"Florentino Ariza vivió mucho tiempo en el engaño de ser el único, y ella se complacía en que lo creyera, hasta que tuvo la mala suerte de hablar dormida. Poco a poco, oyéndola dormir, él fue recomponiendo a pedazos la carta de navegación de sus sueños, y se metió por entre las islas numerosas de su vida secreta. Así se enteró de que ella no pretendía casarse con él. Pero se sentía ligada a su vida por la gratitud inmensa de que la hubiera pervertido. Muchas veces se lo dijo:
-Te adoro porque me volviste puta."(El amor en los tiempos del cólera)
“Murió Gabo, camarada.” Es Miguel, al teléfono. Son las once y media y yo estoy como sedado en la hogareña proximidad de la media noche, de modo que apenas voy más allá de unas torpes palabras que sean capaces de expresar la sorpresa sin sorpresa que me produce esta muerte. Al poco de colgar, sin embargo, se me va ensanchando en el pensamiento el hueco enorme que su pérdida supone para la historia de la literatura, y por ese hueco empieza a circular una corriente de aire frío que me despeja por completo. Unos minutos después Miguel y yo estamos de nuevo al teléfono, improvisando una cita, y no mucho más tarde estoy conduciendo, sorprendido al girar una esquina por la extraña inmensidad de la luna. Llego al balneario, un abrazo, dos cubatas de ron cola, un brindis. Cómo dejar pasar sin más una cosa como ésta.

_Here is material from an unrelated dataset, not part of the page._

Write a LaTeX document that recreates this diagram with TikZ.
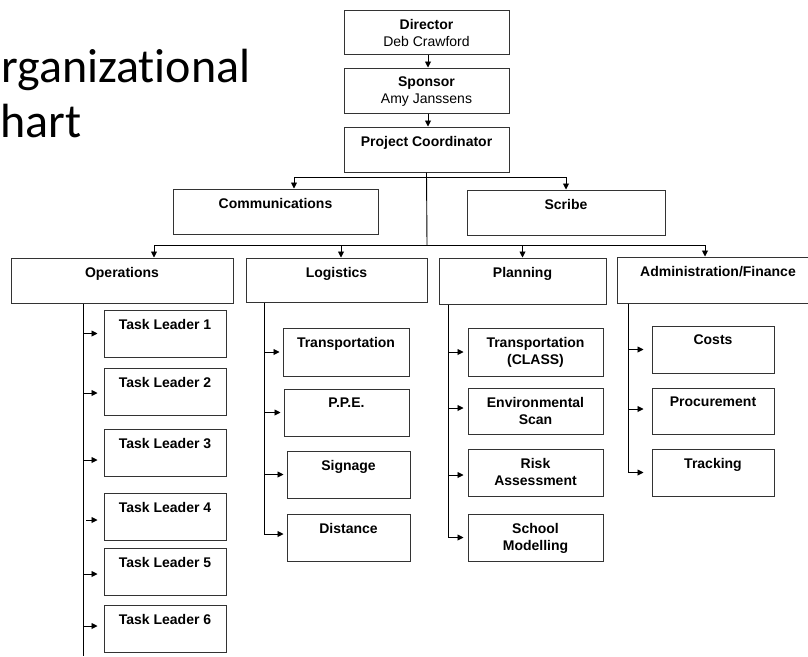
\documentclass[tikz,border=0pt]{standalone}
\usepackage{fontspec}
\setmainfont{Liberation Sans}
\newfontfamily\titlefont[Ligatures=NoCommon]{Carlito}
\usetikzlibrary{arrows.meta}

\begin{document}
\begin{tikzpicture}[x=1pt, y=-1pt,
	box/.style={draw=black!80, line width=1pt, minimum height=45pt, inner sep=0pt},
	sub/.style={box, minimum height=47pt},
	lbl/.style={anchor=north, align=center, inner sep=0pt, yshift=-9.5pt, font=\fontsize{14}{17}\selectfont\bfseries},
	arr/.style={-{Triangle[length=6pt,width=6pt]}, line width=0.9pt},
	ln/.style={line width=0.9pt}]
			%%%%% START %%%%%
			\useasboundingbox (0,0) rectangle (808,656);
			
			\node[anchor=base west, inner sep=0pt, font=\titlefont\fontsize{48}{55}\selectfont] (title1) at (1,82) {rganizational};
			\node[anchor=base west, inner sep=0pt, font=\titlefont\fontsize{48}{55}\selectfont] (title2) at (0,137) {hart};
			
			\node[box, minimum width=165pt, minimum height=44pt, label={[lbl]north:{Director\\\mdseries Deb Crawford}}] (dir) at (426.5,32) {};
			\node[box, minimum width=165pt, label={[lbl]north:{Sponsor\\\mdseries Amy Janssens}}] (spo) at (426.5,90.5) {};
			\node[box, minimum width=165pt, label={[lbl]north:Project Coordinator}] (pc) at (426.5,149.5) {};
			
			\node[box, minimum width=205pt, label={[lbl]north:Communications}] (comm) at (275.5,211.5) {};
			\node[box, minimum width=198pt, label={[lbl]north:Scribe}] (scribe) at (566,212.5) {};
			
			\node[box, minimum width=222pt, label={[lbl]north:Operations}] (ops) at (122,280.5) {};
			\node[box, minimum width=181pt, minimum height=44pt, label={[lbl]north:Logistics}] (log) at (336.5,280) {};
			\node[box, minimum width=167pt, minimum height=46pt, label={[lbl]north:Planning}] (plan) at (522.5,281) {};
			\node[box, minimum width=202pt, minimum height=46pt, label={[lbl]north:Administration/Finance}] (adm) at (718,280) {};
			
			% operations
			\node[sub, minimum width=122pt, label={[lbl]north:Task Leader 1}] (tl1) at (165,333.5) {};
			\node[sub, minimum width=122pt, label={[lbl]north:Task Leader 2}] (tl2) at (165,391.5) {};
			\node[sub, minimum width=122pt, label={[lbl]north:Task Leader 3}] (tl3) at (165,452.5) {};
			\node[sub, minimum width=122pt, label={[lbl]north:Task Leader 4}] (tl4) at (165,516.5) {};
			\node[sub, minimum width=122pt, label={[lbl]north:Task Leader 5}] (tl5) at (165,571.5) {};
			\node[sub, minimum width=122pt, label={[lbl]north:Task Leader 6}] (tl6) at (165,628.5) {};
			
			% logistics
			\node[sub, minimum width=126pt, minimum height=48pt, label={[lbl]north:Transportation}] (trans) at (346,352) {};
			\node[sub, minimum width=125pt, label={[lbl]north:P.P.E.}] (ppe) at (346.5,412.5) {};
			\node[sub, minimum width=123pt, label={[lbl]north:Signage}] (sign) at (348.5,474.5) {};
			\node[sub, minimum width=123pt, label={[lbl]north:Distance}] (dist) at (348.5,537.5) {};
			
			% planning
			\node[sub, minimum width=135pt, minimum height=48pt, label={[lbl]north:{Transportation\\(CLASS)}}] (tclass) at (535.5,352) {};
			\node[sub, minimum width=135pt, minimum height=46pt, label={[lbl]north:{Environmental\\Scan}}] (env) at (535.5,411) {};
			\node[sub, minimum width=135pt, label={[lbl]north:{Risk\\Assessment}}] (risk) at (535.5,472.5) {};
			\node[sub, minimum width=135pt, label={[lbl]north:{School\\Modelling}}] (school) at (535.5,537.5) {};
			
			% admin / finance
			\node[sub, minimum width=122pt, label={[lbl]north:Costs}] (costs) at (713,349.5) {};
			\node[sub, minimum width=122pt, minimum height=46pt, label={[lbl]north:Procurement}] (proc) at (713,411) {};
			\node[sub, minimum width=122pt, label={[lbl]north:Tracking}] (track) at (713,472.5) {};
			
			%%%%% CONNECTORS %%%%%
			\coordinate (hub1) at (427,177);
			\coordinate (hub2) at (427,245);
			\coordinate (opsx) at (83,656);
			\coordinate (logx) at (264,0);
			\coordinate (planx) at (448,0);
			\coordinate (admx) at (628,0);
			
			\draw[arr] ([xshift=1.5pt]dir.south) -- ([xshift=1.5pt]spo.north);
			\draw[arr] ([xshift=1.5pt]spo.south) -- ([xshift=1.5pt]pc.north);
			\draw[ln] (pc.south) -- (hub2);
			\draw[arr] (hub1) -| ([xshift=18.5pt]comm.north);
			\draw[arr] (hub1) -| (scribe.north);
			\draw[arr] (hub2) -| ([xshift=32pt]ops.north);
			\draw[arr] (hub2) -| ([xshift=4.5pt]log.north);
			\draw[arr] (hub2) -| (plan.north);
			\draw[arr] (hub2) -| ([xshift=-13pt]adm.north);
			
			\draw[ln] (ops.south -| opsx) -- (opsx);
			\draw[arr, shorten >=6pt] (tl1.west -| opsx) -- (tl1.west);
			\draw[arr, shorten >=6pt] ([yshift=-1.5pt]tl2.west -| opsx) -- ([yshift=-1.5pt]tl2.west);
			\draw[arr, shorten >=6pt] ([yshift=-7.5pt]tl3.west -| opsx) -- ([yshift=-7.5pt]tl3.west);
			\draw[arr, shorten >=6pt] ([xshift=3pt,yshift=-3.5pt]tl4.west -| opsx) -- ([yshift=-3.5pt]tl4.west);
			\draw[arr, shorten >=6pt] ([yshift=-2.5pt]tl5.west -| opsx) -- ([yshift=-2.5pt]tl5.west);
			\draw[arr, shorten >=6pt] ([yshift=2.5pt]tl6.west -| opsx) -- ([yshift=2.5pt]tl6.west);
			
			\draw[arr, shorten >=3pt] (trans.west -| logx) -- (trans.west);
			\draw[arr, shorten >=3pt] (ppe.west -| logx) -- (ppe.west);
			\draw[arr, shorten >=3pt] (sign.west -| logx) -- (sign.west);
			\draw[arr, shorten >=3pt] (log.south -| logx) |- ([yshift=3.5pt]dist.west);
			
			\draw[arr, shorten >=4pt] (tclass.west -| planx) -- (tclass.west);
			\draw[arr, shorten >=4pt] ([yshift=3pt]env.west -| planx) -- ([yshift=3pt]env.west);
			\draw[arr, shorten >=4pt] ([yshift=-2.5pt]risk.west -| planx) -- ([yshift=-2.5pt]risk.west);
			\draw[arr, shorten >=4pt] (plan.south -| planx) |- (school.west);
			
			\draw[arr, shorten >=8pt] (costs.west -| admx) -- (costs.west);
			\draw[arr, shorten >=8pt] ([yshift=2pt]proc.west -| admx) -- ([yshift=2pt]proc.west);
			\draw[arr, shorten >=8pt] (adm.south -| admx) |- (track.west);
			
			%%%%% END %%%%%
\end{tikzpicture}
\end{document}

Ahora son las tres de la mañana y de nuevo en casa pienso en uno de los recuerdos más arraigados de mi vida de lector: el olor de mi ejemplar recién comprado de Cien años de soledad, la blancura de sus páginas, el tipo de letra en que estaba impreso. Un libro de Austral, amarillo, con estudio introductorio de Joaquín Marco. Está editado a finales del 82, y debí de comprarlo en el 83 o tal vez el 84. A mis diecisiete años ya era un lector voraz, aunque de un tipo de literatura muy distinto, y el deslumbramiento que me produjo aquella novela fue, en cierto modo, una forma de perversión, una perversión de la que nace la gratitud inmensa que me liga a García Márquez, a aquella manera extraordinaria de narrar una historia, y que básicamente se explica a través de la tiránica exigencia que empecé a aplicar a todo lo que leía. A Gabo le adoro porque me volvió hacia lo que he sido. Algún tiempo después regresé a Cien años de soledad–un poco para saber si podía disputarle en mi corazón el lugar privilegiado que había conquistado El amor en los tiempos del cólera-, y la magia inefable que contiene la historia de los Buendía obró de nuevo el prodigio del deslumbramiento. No recuerdo si el ejemplar de Austral tenía ya entonces las páginas amarillentas y el lomo curvado, ni si olía como huele ahora mismo, cuando he metido la nariz entre sus páginas: a papel viejo; se trata del mismo olor venerable que desprende el interior de El otoño del patriarca y de Crónica de una muerte anunciada, y es que una buena parte de sus libros fueron comprados, con mi exigua paga de adolescente, cuando mi biblioteca cabía aún en una sola estantería.
Metido en harina de Cortázar desde hace semanas me veo de golpe trastabillando torpemente en este obituario de urgencia de quien es sin duda el otro titán literatura latinoamericana. Sin Gabriel no hubiera llegado a Julio y sin Julio yo no hubiera sido el mismo Juan.